> Exercise inputs
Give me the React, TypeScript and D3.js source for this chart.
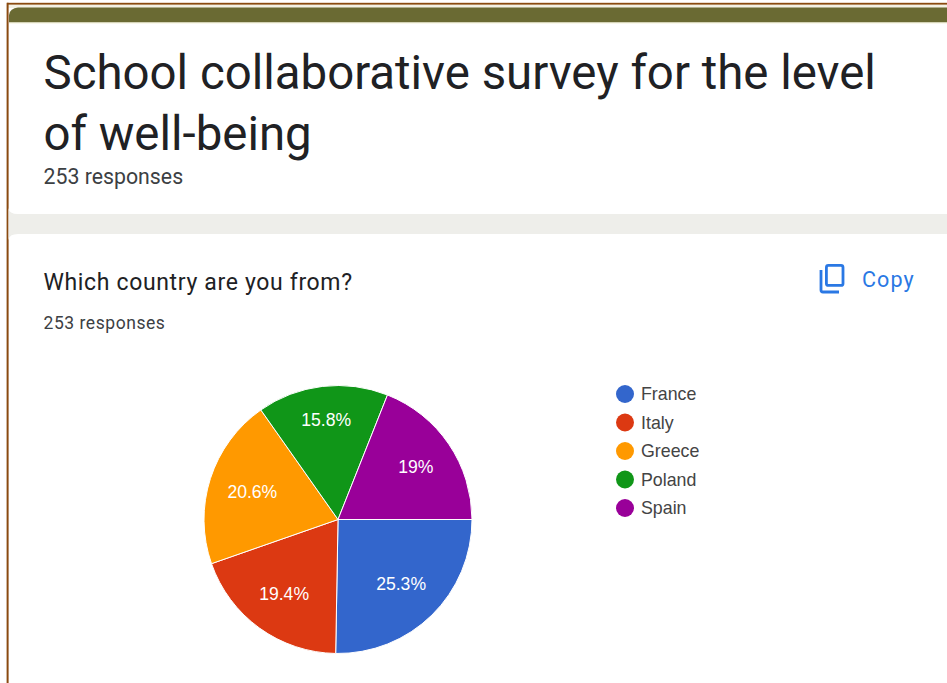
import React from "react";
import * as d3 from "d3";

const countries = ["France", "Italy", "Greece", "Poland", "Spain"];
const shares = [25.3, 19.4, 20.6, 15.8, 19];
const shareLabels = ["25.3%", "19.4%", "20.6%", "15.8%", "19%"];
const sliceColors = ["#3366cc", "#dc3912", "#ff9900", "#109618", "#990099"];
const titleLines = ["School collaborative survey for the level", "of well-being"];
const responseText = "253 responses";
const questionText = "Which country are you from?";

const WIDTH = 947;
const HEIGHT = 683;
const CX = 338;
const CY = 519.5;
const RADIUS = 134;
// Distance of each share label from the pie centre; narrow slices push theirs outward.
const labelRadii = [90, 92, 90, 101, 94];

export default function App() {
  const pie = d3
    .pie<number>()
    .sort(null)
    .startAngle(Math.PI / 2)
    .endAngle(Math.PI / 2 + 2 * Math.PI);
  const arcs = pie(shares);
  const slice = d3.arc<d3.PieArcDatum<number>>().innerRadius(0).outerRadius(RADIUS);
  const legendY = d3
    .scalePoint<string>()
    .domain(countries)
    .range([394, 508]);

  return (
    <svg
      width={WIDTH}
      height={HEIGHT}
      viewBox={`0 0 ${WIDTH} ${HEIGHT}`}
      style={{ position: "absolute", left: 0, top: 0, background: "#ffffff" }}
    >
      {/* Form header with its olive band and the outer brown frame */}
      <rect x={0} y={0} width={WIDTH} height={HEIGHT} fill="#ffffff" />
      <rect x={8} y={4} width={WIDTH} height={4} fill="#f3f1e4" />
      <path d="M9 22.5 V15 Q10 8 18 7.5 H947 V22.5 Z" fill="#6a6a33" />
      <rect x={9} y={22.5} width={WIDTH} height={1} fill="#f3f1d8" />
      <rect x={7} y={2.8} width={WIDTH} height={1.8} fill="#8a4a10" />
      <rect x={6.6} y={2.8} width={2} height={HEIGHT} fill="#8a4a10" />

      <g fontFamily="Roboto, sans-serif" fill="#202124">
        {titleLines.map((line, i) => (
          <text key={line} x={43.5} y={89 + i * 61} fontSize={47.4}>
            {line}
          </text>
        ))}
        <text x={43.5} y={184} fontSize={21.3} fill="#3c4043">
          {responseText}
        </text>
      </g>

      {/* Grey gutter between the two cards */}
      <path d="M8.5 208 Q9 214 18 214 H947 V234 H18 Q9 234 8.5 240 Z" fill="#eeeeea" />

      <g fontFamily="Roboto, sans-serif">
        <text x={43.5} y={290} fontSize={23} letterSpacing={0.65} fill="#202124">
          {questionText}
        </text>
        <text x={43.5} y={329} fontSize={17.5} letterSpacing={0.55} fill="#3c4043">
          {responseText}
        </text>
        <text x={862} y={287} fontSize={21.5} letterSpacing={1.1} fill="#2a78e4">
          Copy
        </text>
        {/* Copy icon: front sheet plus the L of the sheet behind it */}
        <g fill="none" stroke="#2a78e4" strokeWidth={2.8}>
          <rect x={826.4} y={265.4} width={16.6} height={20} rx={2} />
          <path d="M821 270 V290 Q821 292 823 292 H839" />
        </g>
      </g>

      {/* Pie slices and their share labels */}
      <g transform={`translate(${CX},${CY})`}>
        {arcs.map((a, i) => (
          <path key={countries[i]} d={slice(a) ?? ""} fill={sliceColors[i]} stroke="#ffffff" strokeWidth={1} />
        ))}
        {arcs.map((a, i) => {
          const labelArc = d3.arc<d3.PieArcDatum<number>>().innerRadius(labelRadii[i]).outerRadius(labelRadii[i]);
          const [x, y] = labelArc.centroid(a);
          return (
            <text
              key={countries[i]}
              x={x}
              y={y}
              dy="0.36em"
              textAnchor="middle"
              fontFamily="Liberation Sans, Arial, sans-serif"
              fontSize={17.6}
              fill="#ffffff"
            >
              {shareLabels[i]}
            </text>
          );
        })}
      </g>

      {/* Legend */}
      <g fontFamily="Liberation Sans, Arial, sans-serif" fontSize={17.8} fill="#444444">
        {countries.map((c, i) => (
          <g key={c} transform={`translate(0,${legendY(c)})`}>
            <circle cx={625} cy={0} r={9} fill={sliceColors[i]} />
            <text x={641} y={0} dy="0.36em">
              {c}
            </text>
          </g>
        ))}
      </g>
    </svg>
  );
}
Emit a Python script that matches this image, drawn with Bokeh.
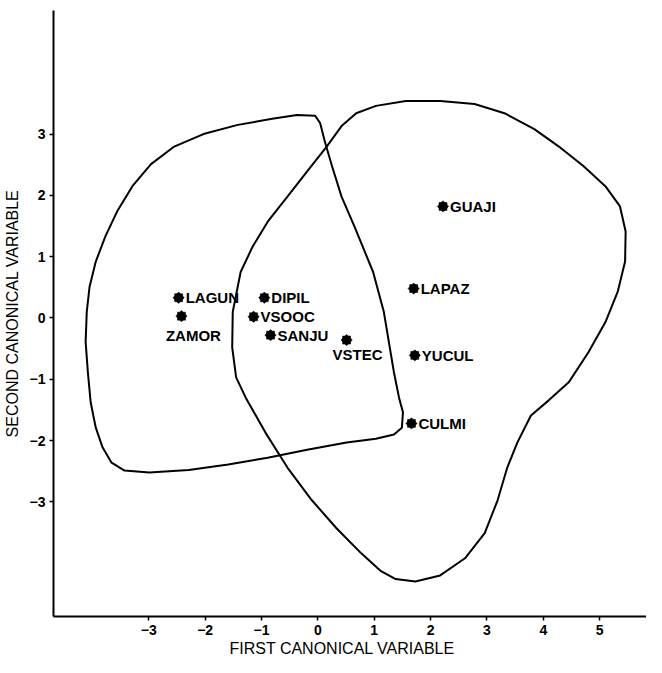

> Task brief
Nothing in the entries above should change when they are printed again, except that the pictures are dropped.

> Task result
Give me the React, TypeScript and D3.js source for this chart.
import React from "react";
import * as d3 from "d3";

const countries = ["France", "Italy", "Greece", "Poland", "Spain"];
const shares = [25.3, 19.4, 20.6, 15.8, 19];
const shareLabels = ["25.3%", "19.4%", "20.6%", "15.8%", "19%"];
const sliceColors = ["#3366cc", "#dc3912", "#ff9900", "#109618", "#990099"];
const titleLines = ["School collaborative survey for the level", "of well-being"];
const responseText = "253 responses";
const questionText = "Which country are you from?";

const WIDTH = 947;
const HEIGHT = 683;
const CX = 338;
const CY = 519.5;
const RADIUS = 134;
// Distance of each share label from the pie centre; narrow slices push theirs outward.
const labelRadii = [90, 92, 90, 101, 94];

export default function App() {
  const pie = d3
    .pie<number>()
    .sort(null)
    .startAngle(Math.PI / 2)
    .endAngle(Math.PI / 2 + 2 * Math.PI);
  const arcs = pie(shares);
  const slice = d3.arc<d3.PieArcDatum<number>>().innerRadius(0).outerRadius(RADIUS);
  const legendY = d3
    .scalePoint<string>()
    .domain(countries)
    .range([394, 508]);

  return (
    <svg
      width={WIDTH}
      height={HEIGHT}
      viewBox={`0 0 ${WIDTH} ${HEIGHT}`}
      style={{ position: "absolute", left: 0, top: 0, background: "#ffffff" }}
    >
      {/* Form header with its olive band and the outer brown frame */}
      <rect x={0} y={0} width={WIDTH} height={HEIGHT} fill="#ffffff" />
      <rect x={8} y={4} width={WIDTH} height={4} fill="#f3f1e4" />
      <path d="M9 22.5 V15 Q10 8 18 7.5 H947 V22.5 Z" fill="#6a6a33" />
      <rect x={9} y={22.5} width={WIDTH} height={1} fill="#f3f1d8" />
      <rect x={7} y={2.8} width={WIDTH} height={1.8} fill="#8a4a10" />
      <rect x={6.6} y={2.8} width={2} height={HEIGHT} fill="#8a4a10" />

      <g fontFamily="Roboto, sans-serif" fill="#202124">
        {titleLines.map((line, i) => (
          <text key={line} x={43.5} y={89 + i * 61} fontSize={47.4}>
            {line}
          </text>
        ))}
        <text x={43.5} y={184} fontSize={21.3} fill="#3c4043">
          {responseText}
        </text>
      </g>

      {/* Grey gutter between the two cards */}
      <path d="M8.5 208 Q9 214 18 214 H947 V234 H18 Q9 234 8.5 240 Z" fill="#eeeeea" />

      <g fontFamily="Roboto, sans-serif">
        <text x={43.5} y={290} fontSize={23} letterSpacing={0.65} fill="#202124">
          {questionText}
        </text>
        <text x={43.5} y={329} fontSize={17.5} letterSpacing={0.55} fill="#3c4043">
          {responseText}
        </text>
        <text x={862} y={287} fontSize={21.5} letterSpacing={1.1} fill="#2a78e4">
          Copy
        </text>
        {/* Copy icon: front sheet plus the L of the sheet behind it */}
        <g fill="none" stroke="#2a78e4" strokeWidth={2.8}>
          <rect x={826.4} y={265.4} width={16.6} height={20} rx={2} />
          <path d="M821 270 V290 Q821 292 823 292 H839" />
        </g>
      </g>

      {/* Pie slices and their share labels */}
      <g transform={`translate(${CX},${CY})`}>
        {arcs.map((a, i) => (
          <path key={countries[i]} d={slice(a) ?? ""} fill={sliceColors[i]} stroke="#ffffff" strokeWidth={1} />
        ))}
        {arcs.map((a, i) => {
          const labelArc = d3.arc<d3.PieArcDatum<number>>().innerRadius(labelRadii[i]).outerRadius(labelRadii[i]);
          const [x, y] = labelArc.centroid(a);
          return (
            <text
              key={countries[i]}
              x={x}
              y={y}
              dy="0.36em"
              textAnchor="middle"
              fontFamily="Liberation Sans, Arial, sans-serif"
              fontSize={17.6}
              fill="#ffffff"
            >
              {shareLabels[i]}
            </text>
          );
        })}
      </g>

      {/* Legend */}
      <g fontFamily="Liberation Sans, Arial, sans-serif" fontSize={17.8} fill="#444444">
        {countries.map((c, i) => (
          <g key={c} transform={`translate(0,${legendY(c)})`}>
            <circle cx={625} cy={0} r={9} fill={sliceColors[i]} />
            <text x={641} y={0} dy="0.36em">
              {c}
            </text>
          </g>
        ))}
      </g>
    </svg>
  );
}
Emit a Python script that matches this image, drawn with Bokeh.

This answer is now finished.